TRANSATLANTIC BUSINESS ASSOCIATION STATEMENT ON THE HIGH-LEVEL WORKING GROUP ON JOBS AND GROWTH
We, the representatives of the U.S. and European business communities, call upon our leaders to move swiftly to deepen the transatlantic economic and commercial relationship through ambitious trade, investment, and regulatory policy initiatives.
With both the United States and the European Union facing fiscal and macroeconomic challenges at home and new economic powers around the globe, we believe now is the time to create a barrier-free transatlantic market to drive the job creation and growth we both urgently need.

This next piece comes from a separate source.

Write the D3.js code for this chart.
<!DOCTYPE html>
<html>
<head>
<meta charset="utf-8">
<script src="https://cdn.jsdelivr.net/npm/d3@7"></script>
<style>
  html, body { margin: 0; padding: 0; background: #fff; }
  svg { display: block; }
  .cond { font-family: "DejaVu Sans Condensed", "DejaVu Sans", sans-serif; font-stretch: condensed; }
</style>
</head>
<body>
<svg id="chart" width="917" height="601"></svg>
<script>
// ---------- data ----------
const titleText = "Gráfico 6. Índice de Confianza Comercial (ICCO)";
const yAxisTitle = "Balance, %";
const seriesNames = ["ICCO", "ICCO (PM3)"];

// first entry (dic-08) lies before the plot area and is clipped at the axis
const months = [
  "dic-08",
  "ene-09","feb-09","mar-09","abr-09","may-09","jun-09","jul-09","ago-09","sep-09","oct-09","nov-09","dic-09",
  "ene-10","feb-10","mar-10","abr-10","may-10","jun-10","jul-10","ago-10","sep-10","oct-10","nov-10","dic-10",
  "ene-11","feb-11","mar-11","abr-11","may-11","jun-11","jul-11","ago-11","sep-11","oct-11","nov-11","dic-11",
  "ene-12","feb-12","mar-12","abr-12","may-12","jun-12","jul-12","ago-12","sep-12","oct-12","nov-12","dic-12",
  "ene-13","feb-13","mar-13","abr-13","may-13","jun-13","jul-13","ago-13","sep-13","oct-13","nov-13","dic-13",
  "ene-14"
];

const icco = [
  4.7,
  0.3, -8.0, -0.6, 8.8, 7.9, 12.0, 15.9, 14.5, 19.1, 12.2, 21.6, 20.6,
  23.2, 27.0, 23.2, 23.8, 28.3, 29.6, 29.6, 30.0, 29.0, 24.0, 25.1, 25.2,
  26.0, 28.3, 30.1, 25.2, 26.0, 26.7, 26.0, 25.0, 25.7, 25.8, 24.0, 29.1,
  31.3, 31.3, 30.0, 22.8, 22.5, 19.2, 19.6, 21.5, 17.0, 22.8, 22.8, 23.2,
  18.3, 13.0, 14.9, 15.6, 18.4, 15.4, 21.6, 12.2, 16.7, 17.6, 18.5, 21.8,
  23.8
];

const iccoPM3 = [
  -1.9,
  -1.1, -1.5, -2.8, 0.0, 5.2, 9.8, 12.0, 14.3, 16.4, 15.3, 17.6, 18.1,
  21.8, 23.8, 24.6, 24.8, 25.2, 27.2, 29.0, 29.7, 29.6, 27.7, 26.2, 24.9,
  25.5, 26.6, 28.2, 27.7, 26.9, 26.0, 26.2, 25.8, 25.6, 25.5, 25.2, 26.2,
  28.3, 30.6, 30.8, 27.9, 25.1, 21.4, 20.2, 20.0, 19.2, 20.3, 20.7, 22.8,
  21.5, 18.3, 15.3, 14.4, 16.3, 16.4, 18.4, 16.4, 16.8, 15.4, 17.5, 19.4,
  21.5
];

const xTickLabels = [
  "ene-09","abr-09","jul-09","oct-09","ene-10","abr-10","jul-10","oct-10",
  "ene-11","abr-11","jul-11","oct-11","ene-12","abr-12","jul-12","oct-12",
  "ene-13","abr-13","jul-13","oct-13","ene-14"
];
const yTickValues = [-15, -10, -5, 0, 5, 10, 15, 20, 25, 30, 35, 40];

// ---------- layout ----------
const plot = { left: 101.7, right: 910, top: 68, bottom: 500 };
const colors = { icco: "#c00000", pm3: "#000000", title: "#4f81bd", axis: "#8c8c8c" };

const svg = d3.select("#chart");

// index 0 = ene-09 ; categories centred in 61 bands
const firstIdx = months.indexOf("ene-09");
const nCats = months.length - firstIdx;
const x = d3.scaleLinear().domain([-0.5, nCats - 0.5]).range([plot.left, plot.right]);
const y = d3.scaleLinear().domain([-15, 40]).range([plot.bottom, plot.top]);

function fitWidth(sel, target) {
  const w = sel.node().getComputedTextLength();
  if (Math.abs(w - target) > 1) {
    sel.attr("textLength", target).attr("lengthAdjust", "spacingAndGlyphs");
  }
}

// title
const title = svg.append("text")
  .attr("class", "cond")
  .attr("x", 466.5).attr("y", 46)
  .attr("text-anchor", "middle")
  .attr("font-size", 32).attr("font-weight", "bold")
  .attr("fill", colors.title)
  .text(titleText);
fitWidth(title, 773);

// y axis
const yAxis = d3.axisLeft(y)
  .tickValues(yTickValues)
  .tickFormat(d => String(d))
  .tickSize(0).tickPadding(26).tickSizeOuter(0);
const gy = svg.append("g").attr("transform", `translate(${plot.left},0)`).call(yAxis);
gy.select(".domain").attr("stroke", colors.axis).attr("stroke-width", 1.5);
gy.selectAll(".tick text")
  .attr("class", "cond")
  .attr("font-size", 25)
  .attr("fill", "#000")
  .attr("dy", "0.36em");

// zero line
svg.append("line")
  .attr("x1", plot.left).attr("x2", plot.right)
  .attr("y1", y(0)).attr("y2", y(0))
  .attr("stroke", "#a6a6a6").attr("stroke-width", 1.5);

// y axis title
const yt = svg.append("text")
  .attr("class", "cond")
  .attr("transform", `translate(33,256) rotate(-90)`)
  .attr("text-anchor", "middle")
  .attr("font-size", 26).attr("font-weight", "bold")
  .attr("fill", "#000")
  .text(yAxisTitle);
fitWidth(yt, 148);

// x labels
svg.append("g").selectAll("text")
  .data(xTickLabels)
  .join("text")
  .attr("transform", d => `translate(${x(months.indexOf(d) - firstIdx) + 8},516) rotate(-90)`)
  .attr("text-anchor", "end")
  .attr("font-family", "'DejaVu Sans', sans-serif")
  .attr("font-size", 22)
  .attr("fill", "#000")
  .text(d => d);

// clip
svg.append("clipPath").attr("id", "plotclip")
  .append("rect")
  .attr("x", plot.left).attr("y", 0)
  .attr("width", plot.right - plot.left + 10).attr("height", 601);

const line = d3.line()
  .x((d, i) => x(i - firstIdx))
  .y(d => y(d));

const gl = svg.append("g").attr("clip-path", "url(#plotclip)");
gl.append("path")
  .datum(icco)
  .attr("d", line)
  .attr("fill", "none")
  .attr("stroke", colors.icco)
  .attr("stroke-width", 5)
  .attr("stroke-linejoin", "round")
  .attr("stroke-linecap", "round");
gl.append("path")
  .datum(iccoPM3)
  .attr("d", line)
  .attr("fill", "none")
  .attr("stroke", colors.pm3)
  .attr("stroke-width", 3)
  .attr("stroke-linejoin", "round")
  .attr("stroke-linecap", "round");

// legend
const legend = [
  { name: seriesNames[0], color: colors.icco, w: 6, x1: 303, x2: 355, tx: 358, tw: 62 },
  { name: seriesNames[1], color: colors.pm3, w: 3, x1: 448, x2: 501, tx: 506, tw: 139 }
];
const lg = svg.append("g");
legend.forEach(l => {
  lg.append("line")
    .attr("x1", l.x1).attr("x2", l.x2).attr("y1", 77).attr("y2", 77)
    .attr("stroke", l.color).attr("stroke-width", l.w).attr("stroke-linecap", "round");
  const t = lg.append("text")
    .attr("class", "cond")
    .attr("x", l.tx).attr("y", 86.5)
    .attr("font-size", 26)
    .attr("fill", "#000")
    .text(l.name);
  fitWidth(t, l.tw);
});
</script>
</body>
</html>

We commend the decision by the U.S.-EU Summit in November 2011 to establish the High-Level Working Group on Jobs and Growth chaired by U.S. Trade Representative Ron Kirk and EU Trade Commissioner Karel De Gucht. The agenda of the Working Group should be far-reaching, covering, for example, tariff and non-tariff barriers to trade in goods and services, investment, regulatory cooperation, intellectual property protection and innovation, public procurement, cross-border data flows, and business mobility.
We believe that the Working Group provides an unparalleled opportunity to strengthen our economies, enhance the global competitiveness of our firms, and, in so doing, reinforce our joint capacity to maintain and modernize the rules-based international trading system which has benefited the global economy over the past 60 years.
We are encouraged by the support we have seen so far. On the EU side, German Chancellor Angela Merkel, UK Prime Minister David Cameron, and French President Nicolas Sarkozy have all signaled their support for closer transatlantic relations, as has the European Council in its January 30, 2012 Summit recommendations.
On the U.S. side, Secretary of State Clinton declared in early February that, “the new U.S.-EU High-Level Working Group on Jobs and Growth created by President Obama and his European counterparts should be at the forefront of our efforts to put our people back to work...America and Europe can and should be trading more with each other.”
The transatlantic business community is committed to working with you to develop creative solutions to eliminate trade, investment and regulatory barriers which undermine the ability of our companies and workers to expand economic growth and create jobs.
We urge President Obama and Presidents Van Rompuy and Barroso to grasp the opportunity of the May 19-20, 2012 G8 Summit to be ambitious and to commit to an accelerated launch of comprehensive transatlantic trade, investment and regulatory negotiations this year. The American and European people should not have to wait for the boost to growth and jobs that these initiatives will bring.